Each finalist is scheduled to spend a day on the Boulder campus this month as part of the selection process, during which they will meet with university officials, teach a class and hold a public forum.
While Colorado conservatives agreed that all three finalists would bring a needed perspective to the university, they continue to have mixed feelings about the concept of the designated scholar position.
Jon Caldara, president of the free-market Independence Institute as well as a Boulder resident and CU grad, says he finds it “distressing” that “a free-market conservative has to become a freak sideshow act at a college.”
“What they’re saying is that it’s so difficult to find real intellectual diversity on a college campus that we have to go out and hunt someone down,” said Caldara. “It speaks to how myopic the worldview is at CU.”
The three-year pilot program is funded by $1 million in private donations from about 20 donors. The university announced plans in 2007 to create an endowed chair in conservative thought, a project that would have cost $7 to $9 million, but scrapped the idea after the economic downturn.
Given CU’s status as a state university, funded in part by public funds and using state lands, it shouldn’t require a private grant to bring in a scholar with political views held by one of the two main political parties and shared by a plurality of Americans, said Caldara.
“You have to buy a seat at the table, but it’s the kids’ table, and all the tenured radicals are sitting at the adult table,” Caldara said. “I’m glad it’s happening, but it’s so sad that this is how it has to happen.”
In a press release, CU Boulder Chancellor Philip DiStefano called the program “a novel idea to further enrich discourse on our campus.”
“Any one of the finalists, if selected, will contribute to the diversity of thought on campus by encouraging debate and discussion, by sharing their scholarship and career experience, and by hosting public events in the campus community and perhaps around the state,” said DiStefano.
The public is invited to hear the three finalists speak at forums starting Friday. Hayward is scheduled to lead a forum from 3 to 4 p.m. Friday, Feb. 15, in the Old Main Chapel on the topic, “Is ‘Conservative Environmentalism’ an Oxymoron?”
Hayward would arguably be the most controversial choice for the post, given his criticism of the modern environmental movement, which he has described as quasi-religious. One green website has labeled him a “climate denier” for his position on global warming.
Chavez is scheduled to speak from 10 to 11 a.m. Monday, Feb. 18, in the Old Main Chapel on the topic “A Conservative Approach to Immigration Reform.” Of the three finalists, Chavez has the closest ties to Boulder: She’s a 1970 graduate of CU, where she majored in English literature.
Haskins’ forum runs from 10:30 to 11:30 a.m. Tuesday, Sept. 19, at the Old Main Chapel. The title of his presentation is, “Why Worry About the Federal Deficit? Our Kids Can Pay.” Haskins is less prominent within the conservative movement than are Chavez or Hayward, although his credentials as a scholar and author are comparable.

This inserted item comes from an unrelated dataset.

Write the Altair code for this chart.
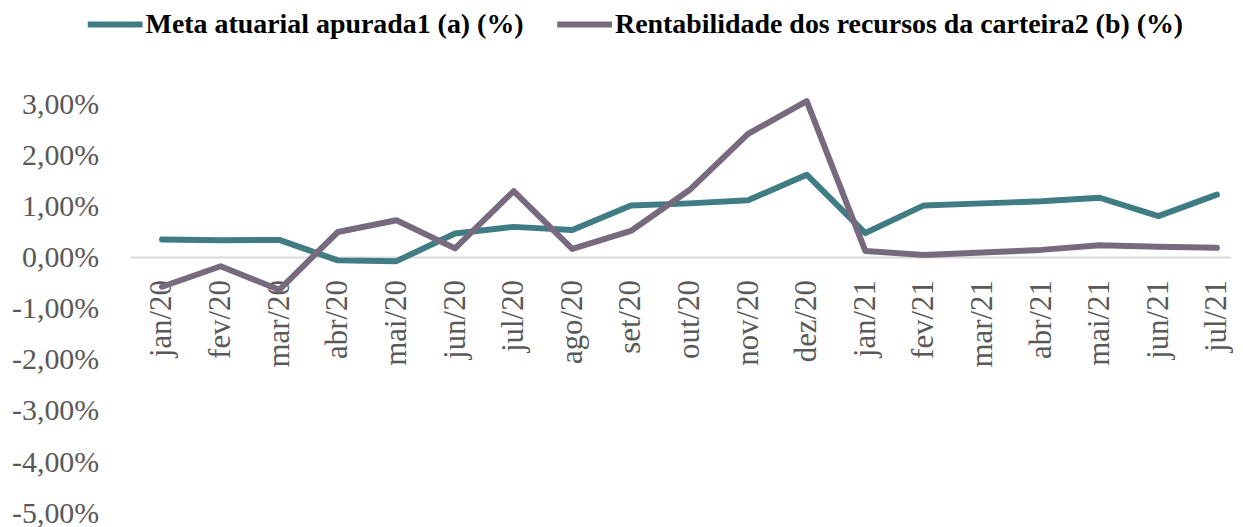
import altair as alt
import pandas as pd

months = ["jan/20", "fev/20", "mar/20", "abr/20", "mai/20", "jun/20", "jul/20",
          "ago/20", "set/20", "out/20", "nov/20", "dez/20", "jan/21", "fev/21",
          "mar/21", "abr/21", "mai/21", "jun/21", "jul/21"]
meta = [0.355, 0.34, 0.345, -0.055, -0.07, 0.47, 0.60, 0.54, 1.02, 1.06, 1.12,
        1.62, 0.48, 1.02, 1.06, 1.10, 1.17, 0.81, 1.23]
rent = [-0.57, -0.17, -0.63, 0.50, 0.73, 0.18, 1.30, 0.17, 0.52, 1.32, 2.42,
        3.06, 0.13, 0.05, 0.10, 0.15, 0.24, 0.21, 0.19]
series_names = ["Meta atuarial apurada1 (a) (%)",
                "Rentabilidade dos recursos da carteira2 (b) (%)"]
series_colors = ["#407C84", "#786A7E"]
y_ticks = [-5, -4, -3, -2, -1, 0, 1, 2, 3]

rows = []
for k, vals in enumerate([meta, rent]):
    for i, v in enumerate(vals):
        rows.append({"idx": i, "month": months[i], "serie": series_names[k],
                     "ord": k, "value": v})
df = pd.DataFrame(rows)

label_list = "[" + ",".join("'" + m + "'" for m in months) + "]"

W, H = 1104, 436
zero_from_top = H * 3.5 / 8.5

x_enc = alt.X(
    "idx:Q",
    scale=alt.Scale(domain=[-0.536, 18.24], nice=False, zero=False),
    axis=alt.Axis(
        values=list(range(len(months))),
        labelExpr=label_list + "[datum.value]",
        labelAngle=270, labelAlign="right", labelBaseline="middle",
        labelPadding=22, offset=-(H - zero_from_top),
        labelFont="Liberation Serif", labelFontSize=31, labelColor="#595959",
        labelFlush=False, labelOverlap=False,
        domain=False, ticks=False, grid=False, title=None,
    ),
)
y_scale = alt.Scale(domain=[-5, 3.5], nice=False, zero=False)
y_enc = alt.Y(
    "value:Q", scale=y_scale,
    axis=alt.Axis(
        values=y_ticks,
        labelExpr="(datum.value < 0 ? '-' : '') + replace(format(abs(datum.value), '.2f'), '.', ',') + '%'",
        labelFont="Liberation Serif", labelFontSize=30, labelColor="#595959",
        labelPadding=32, domain=False, ticks=False, grid=False, title=None,
    ),
)

zero_rule = alt.Chart(pd.DataFrame({"value": [0]})).mark_rule(
    color="#D9D9D9", strokeWidth=2
).encode(y=alt.Y("value:Q", scale=y_scale))

lines = alt.Chart(df).mark_line(
    strokeWidth=6, strokeCap="round", strokeJoin="round"
).encode(
    x=x_enc,
    y=y_enc,
    color=alt.Color(
        "serie:N",
        scale=alt.Scale(domain=series_names, range=series_colors),
        legend=alt.Legend(
            orient="none", legendX=-46, legendY=-85, direction="horizontal",
            title=None, symbolType="stroke", symbolStrokeWidth=6,
            symbolSize=3025, labelFont="Liberation Serif",
            labelFontWeight="bold", labelFontSize=28, labelColor="black",
            labelLimit=1000, columnPadding=21, labelOffset=0, padding=0,
        ),
    ),
    order=alt.Order("ord:Q"),
    detail="ord:N",
)

chart = alt.layer(zero_rule, lines).properties(
    width=W, height=H,
    autosize=alt.AutoSizeParams(type="none"),
    padding={"left": 123, "top": 70, "right": 4, "bottom": 13},
).configure_view(stroke=None)

chart.save("out.html", embed_options={"renderer": "svg", "actions": False})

The finalists were selected by a panel of university and non-university panelists. The non-university members are David Pyle, founder and CEO of American Career College; Mike Rosen, long-time radio host at KOA-AM and Denver Post columnist and political commentator; Bob Greenlee, former Boulder City Council member and mayor and current president of Centennial Investment & Management Company Inc.; CU President Emeritus Hank Brown; and Earl Wright, CEO of AMG National Trust Bank.
CU faculty members on the committee include Vanessa Baird, associate professor of political science; David S. Brown, professor and chair of political science; Bradley Monton, associate professor of philosophy; Murat Iyigun, professor of economics; and Susan K. Kent, professor and chair of history.